China Vanke has sold its Ryder Court office building in London’s posh West End for £132 million ($178.2 million) to M&G Real Estate, chalking up a modest gain on the disposal after holding the Grade A asset for five and a half years.
M&G acquired the five-storey block in St James’s district on behalf of an Asian separate account mandate and will revamp the property, the UK-based fund manager said Wednesday in a release. For the building’s 70,000 square feet (6,503 square metres) of gross floor area, M&G paid roughly £1,886 ($2,546) per square foot.

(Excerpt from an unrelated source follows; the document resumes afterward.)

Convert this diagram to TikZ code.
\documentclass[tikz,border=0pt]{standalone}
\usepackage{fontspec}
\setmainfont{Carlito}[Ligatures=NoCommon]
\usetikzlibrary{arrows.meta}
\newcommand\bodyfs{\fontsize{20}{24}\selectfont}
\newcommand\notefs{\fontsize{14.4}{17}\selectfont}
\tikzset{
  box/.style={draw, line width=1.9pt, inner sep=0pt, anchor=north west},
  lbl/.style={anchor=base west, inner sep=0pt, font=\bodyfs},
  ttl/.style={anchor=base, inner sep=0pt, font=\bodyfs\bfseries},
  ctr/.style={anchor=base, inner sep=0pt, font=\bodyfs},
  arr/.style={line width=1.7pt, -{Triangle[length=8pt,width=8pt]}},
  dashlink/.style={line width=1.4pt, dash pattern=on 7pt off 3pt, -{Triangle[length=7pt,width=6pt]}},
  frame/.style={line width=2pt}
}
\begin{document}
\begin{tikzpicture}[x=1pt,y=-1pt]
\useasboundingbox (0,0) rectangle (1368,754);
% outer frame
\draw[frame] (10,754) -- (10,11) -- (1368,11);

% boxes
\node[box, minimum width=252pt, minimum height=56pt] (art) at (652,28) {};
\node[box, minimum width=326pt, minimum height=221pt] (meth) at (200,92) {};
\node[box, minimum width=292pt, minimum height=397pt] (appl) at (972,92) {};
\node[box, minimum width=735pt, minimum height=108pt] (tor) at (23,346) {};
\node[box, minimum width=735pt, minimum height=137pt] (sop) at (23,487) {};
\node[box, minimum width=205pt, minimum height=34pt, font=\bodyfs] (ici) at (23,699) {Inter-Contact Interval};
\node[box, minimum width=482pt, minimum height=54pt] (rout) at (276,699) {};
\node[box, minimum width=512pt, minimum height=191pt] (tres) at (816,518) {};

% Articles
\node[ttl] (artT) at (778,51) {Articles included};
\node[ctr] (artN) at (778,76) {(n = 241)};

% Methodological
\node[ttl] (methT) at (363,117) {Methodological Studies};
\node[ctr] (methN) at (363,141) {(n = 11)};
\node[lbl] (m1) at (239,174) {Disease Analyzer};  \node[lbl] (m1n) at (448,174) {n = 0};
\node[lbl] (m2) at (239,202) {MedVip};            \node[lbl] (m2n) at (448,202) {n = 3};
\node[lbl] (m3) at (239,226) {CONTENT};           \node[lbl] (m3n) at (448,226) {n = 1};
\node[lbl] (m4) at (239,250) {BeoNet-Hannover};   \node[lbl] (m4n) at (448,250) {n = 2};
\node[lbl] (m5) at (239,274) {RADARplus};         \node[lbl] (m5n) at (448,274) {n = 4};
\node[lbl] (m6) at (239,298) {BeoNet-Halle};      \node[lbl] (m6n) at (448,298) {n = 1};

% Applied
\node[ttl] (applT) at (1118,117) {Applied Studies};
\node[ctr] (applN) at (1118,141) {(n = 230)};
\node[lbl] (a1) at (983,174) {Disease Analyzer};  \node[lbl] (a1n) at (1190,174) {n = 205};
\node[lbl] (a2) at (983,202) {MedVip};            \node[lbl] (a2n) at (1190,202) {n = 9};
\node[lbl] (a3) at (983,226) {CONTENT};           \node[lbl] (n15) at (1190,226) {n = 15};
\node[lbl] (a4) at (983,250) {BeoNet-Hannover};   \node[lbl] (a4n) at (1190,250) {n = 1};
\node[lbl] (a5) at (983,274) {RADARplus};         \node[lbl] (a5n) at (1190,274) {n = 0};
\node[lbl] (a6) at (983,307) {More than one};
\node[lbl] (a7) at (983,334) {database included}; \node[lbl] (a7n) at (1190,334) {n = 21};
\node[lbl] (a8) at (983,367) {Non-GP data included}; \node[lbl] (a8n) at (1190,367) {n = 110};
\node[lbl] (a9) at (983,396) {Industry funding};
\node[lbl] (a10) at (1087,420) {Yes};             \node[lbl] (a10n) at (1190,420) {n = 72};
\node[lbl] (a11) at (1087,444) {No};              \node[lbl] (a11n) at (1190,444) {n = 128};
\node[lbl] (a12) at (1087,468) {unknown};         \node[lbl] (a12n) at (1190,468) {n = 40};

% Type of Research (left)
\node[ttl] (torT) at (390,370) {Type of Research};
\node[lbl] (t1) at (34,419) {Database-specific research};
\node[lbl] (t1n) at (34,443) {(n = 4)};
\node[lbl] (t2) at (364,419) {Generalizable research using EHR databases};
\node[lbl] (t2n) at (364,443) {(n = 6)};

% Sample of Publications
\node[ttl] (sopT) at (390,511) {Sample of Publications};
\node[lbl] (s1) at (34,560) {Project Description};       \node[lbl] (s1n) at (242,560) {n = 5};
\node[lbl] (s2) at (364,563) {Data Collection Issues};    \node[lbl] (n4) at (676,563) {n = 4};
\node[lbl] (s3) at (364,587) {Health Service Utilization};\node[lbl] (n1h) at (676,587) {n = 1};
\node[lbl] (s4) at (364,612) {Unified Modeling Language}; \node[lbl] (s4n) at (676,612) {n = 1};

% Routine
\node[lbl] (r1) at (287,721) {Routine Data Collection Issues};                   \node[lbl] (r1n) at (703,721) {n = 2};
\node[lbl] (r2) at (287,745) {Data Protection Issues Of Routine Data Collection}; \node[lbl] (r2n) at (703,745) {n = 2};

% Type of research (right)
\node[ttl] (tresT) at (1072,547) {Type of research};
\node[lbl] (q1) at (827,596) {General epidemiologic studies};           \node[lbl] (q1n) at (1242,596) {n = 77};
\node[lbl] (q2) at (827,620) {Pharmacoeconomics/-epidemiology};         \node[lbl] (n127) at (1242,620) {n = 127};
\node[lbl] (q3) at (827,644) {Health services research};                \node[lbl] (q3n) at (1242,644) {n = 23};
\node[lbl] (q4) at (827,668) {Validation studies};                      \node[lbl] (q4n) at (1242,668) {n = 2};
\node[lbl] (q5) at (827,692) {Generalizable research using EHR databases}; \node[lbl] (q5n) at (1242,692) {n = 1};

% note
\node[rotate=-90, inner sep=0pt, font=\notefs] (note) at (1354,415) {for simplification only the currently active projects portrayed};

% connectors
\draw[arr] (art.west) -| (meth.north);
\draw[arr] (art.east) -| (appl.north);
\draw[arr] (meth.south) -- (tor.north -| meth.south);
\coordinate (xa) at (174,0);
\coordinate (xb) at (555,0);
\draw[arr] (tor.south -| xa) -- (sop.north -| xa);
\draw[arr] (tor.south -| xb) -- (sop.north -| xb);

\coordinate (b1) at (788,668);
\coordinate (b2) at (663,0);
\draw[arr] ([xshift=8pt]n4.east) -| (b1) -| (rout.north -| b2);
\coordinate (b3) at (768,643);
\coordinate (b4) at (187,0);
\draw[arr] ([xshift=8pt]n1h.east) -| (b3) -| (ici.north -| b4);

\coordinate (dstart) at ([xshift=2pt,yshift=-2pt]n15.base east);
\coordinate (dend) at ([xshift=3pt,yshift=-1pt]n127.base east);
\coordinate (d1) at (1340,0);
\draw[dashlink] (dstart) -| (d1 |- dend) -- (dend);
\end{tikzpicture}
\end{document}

Vanke had bought Ryder Court from Henderson Global Investors in 2016 for £115 million ($154 million), marking the Shenzhen-based developer’s first office building in Britain. The group will recognise an unaudited gain before taxation of about £4 million from the sale, according to a filing with the Hong Kong stock exchange.
“Opportunities to acquire prime assets such as Ryder Court in prestigious submarkets like St James’s are rare,” said Paul Crosbie, who leads M&G’s UK value-add initiatives. “Whilst the rise of homeworking has clearly accelerated, demand for quality offices in prime locations is holding up well.”
Sustainability Update
Situated at the corner of Ryder and Bury streets, within a five-minute walk of the Green Park subway station, Ryder Court is multi-let to various tenants in the financial and hospitality industries, said London-listed M&G, which had more than £370 billion in assets under management as of last June.

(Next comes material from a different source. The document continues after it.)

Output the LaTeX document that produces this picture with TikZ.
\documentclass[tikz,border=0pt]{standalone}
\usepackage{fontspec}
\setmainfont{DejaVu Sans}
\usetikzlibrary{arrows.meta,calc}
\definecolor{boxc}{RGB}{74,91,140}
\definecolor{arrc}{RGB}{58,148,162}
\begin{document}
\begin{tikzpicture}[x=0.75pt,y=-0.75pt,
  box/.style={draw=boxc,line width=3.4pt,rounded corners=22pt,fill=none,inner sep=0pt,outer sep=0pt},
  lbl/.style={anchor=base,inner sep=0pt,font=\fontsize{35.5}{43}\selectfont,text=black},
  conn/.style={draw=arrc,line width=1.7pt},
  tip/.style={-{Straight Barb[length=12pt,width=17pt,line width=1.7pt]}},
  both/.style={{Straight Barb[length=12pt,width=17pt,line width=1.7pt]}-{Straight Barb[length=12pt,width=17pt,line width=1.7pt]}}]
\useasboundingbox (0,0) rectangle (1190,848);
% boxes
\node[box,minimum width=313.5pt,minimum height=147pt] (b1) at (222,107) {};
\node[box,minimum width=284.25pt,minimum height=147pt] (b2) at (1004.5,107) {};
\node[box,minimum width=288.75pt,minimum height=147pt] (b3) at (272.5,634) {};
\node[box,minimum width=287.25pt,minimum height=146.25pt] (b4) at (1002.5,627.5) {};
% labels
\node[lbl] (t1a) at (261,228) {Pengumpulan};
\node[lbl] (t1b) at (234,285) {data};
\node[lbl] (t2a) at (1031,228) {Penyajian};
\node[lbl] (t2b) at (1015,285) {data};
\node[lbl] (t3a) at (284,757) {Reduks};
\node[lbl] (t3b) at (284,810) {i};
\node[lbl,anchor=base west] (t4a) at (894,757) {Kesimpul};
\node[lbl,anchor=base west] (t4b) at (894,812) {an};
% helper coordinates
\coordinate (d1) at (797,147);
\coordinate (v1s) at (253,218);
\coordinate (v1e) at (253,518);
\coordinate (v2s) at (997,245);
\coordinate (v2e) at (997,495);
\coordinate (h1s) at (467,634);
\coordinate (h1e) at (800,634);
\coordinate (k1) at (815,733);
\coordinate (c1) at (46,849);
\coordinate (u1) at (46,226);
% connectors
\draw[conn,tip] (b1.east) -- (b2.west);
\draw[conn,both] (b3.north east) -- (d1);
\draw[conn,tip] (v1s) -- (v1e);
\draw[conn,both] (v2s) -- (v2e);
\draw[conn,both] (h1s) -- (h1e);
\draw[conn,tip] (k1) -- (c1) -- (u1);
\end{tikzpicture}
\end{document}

As part of a modernisation programme for the structure, M&G will invest additional capital to upgrade the reception area, introduce cycle storage and provide shower facilities, as well as overhaul the central plant facility and provide a rooftop terrace to promote health and well-being and create an entire new floor of workspace.

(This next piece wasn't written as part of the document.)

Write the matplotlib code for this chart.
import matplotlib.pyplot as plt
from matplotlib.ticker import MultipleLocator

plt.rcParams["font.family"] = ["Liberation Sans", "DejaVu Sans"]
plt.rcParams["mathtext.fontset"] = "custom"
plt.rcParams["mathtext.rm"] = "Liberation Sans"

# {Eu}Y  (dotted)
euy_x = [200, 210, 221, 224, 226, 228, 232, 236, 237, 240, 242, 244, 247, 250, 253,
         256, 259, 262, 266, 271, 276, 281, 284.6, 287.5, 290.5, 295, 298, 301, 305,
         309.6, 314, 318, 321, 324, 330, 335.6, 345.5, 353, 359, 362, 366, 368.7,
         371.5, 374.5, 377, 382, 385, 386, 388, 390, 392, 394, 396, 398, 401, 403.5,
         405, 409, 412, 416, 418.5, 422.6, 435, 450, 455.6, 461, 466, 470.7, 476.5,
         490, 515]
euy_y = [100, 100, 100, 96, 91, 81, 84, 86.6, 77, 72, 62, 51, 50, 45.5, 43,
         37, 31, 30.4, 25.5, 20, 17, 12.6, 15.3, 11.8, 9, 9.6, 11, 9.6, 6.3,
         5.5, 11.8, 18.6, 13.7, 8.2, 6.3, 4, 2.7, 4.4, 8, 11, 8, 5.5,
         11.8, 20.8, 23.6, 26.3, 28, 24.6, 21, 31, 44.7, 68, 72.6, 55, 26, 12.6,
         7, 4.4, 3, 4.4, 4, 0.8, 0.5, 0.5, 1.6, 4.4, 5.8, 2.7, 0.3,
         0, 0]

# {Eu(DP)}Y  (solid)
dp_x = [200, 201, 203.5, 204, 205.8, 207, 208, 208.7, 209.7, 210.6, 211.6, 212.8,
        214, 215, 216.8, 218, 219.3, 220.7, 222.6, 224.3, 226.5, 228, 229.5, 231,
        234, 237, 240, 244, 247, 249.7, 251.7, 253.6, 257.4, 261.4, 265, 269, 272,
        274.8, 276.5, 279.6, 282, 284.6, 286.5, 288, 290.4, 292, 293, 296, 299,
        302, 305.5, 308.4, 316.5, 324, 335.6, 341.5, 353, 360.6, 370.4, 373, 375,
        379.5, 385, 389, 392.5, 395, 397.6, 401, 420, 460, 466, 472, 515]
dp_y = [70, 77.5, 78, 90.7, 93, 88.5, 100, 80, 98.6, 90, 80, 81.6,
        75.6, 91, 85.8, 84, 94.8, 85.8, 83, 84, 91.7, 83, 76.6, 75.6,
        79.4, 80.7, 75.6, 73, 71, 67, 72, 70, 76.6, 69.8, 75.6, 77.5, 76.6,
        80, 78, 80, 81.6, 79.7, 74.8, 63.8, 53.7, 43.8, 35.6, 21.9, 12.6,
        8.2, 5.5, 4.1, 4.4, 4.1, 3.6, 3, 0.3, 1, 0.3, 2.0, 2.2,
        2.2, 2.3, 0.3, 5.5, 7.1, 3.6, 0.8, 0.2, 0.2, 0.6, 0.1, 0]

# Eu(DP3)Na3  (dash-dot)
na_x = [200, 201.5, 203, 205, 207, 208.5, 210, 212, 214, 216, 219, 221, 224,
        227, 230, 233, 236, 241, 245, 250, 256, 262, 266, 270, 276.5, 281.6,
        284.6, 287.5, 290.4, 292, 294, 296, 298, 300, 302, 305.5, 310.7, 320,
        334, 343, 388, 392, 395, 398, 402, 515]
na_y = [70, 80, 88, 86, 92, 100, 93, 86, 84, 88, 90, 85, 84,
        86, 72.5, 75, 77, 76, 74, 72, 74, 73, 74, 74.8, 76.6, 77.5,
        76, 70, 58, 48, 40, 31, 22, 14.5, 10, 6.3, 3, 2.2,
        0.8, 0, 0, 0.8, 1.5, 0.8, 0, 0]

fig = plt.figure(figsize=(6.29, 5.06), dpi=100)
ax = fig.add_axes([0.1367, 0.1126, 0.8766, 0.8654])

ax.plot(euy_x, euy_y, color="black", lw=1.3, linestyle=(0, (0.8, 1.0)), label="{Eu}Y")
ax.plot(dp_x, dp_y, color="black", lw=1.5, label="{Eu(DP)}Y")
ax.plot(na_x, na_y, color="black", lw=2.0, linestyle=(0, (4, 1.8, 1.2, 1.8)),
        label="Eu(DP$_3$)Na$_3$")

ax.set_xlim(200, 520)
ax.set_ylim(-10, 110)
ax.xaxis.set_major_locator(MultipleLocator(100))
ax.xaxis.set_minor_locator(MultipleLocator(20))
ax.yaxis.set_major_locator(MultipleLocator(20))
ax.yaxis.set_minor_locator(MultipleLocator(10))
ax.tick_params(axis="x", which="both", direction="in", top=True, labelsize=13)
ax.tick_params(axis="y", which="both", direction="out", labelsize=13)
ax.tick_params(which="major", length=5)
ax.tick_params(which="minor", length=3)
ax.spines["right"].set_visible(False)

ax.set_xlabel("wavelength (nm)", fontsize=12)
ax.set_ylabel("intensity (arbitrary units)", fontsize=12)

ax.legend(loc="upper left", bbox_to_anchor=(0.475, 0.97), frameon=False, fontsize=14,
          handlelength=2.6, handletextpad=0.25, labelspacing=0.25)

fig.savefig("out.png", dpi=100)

“The focus on sustainability from occupiers and investors alike has led to a rise in demand for ‘green’ assets which are commanding premium rents and pricing and a number of ‘green buildings’ have already been certified in London and other major cities,” said fund manager TeckLeong Kee of M&G Real Estate Asia. “We continue to invest to future-proof our assets for our tenants.”
James McCluskey, a Knight Frank partner and member of the London capital markets team, pointed to “a significant weight of capital” for commercial real estate in the city centre.
“Strong demand and forecast rental growth across all the London submarkets is providing vendors with the opportunity to take profits on assets acquired in the last few years,” McCluskey told Mingtiandi.
Leaving the West End
China Vanke, the third-largest mainland developer by contracted sales, expects £56 million in net proceeds from the Ryder Court disposal. The group plans to use part of the proceeds to satisfy the consideration for a residential development plot acquired by Vanke in Hong Kong’s Sham Shui Po area.
Ryder Court was only the second investment in London for Vanke after spending £30 million ($46.4 million) in 2015 to acquire a stake of just over 20 percent in The Stage, a mixed-use project developed by a joint venture with Cain Hoy, McCourt Global, Investec Structured Property Finance and Galliard Homes in the Shoreditch area.
Henderson Global Investors, which merged with US-based Janus Capital Group to form Janus Henderson in 2017, had purchased Ryder Court from LaSalle Investment Management for £82 million ($109.9 million) in 2013.
Henderson froze its open-ended UK property fund after Britain’s June 2016 vote in favour of leaving the EU, Reuters reported. The firm sold Ryder Court to Vanke a few months later.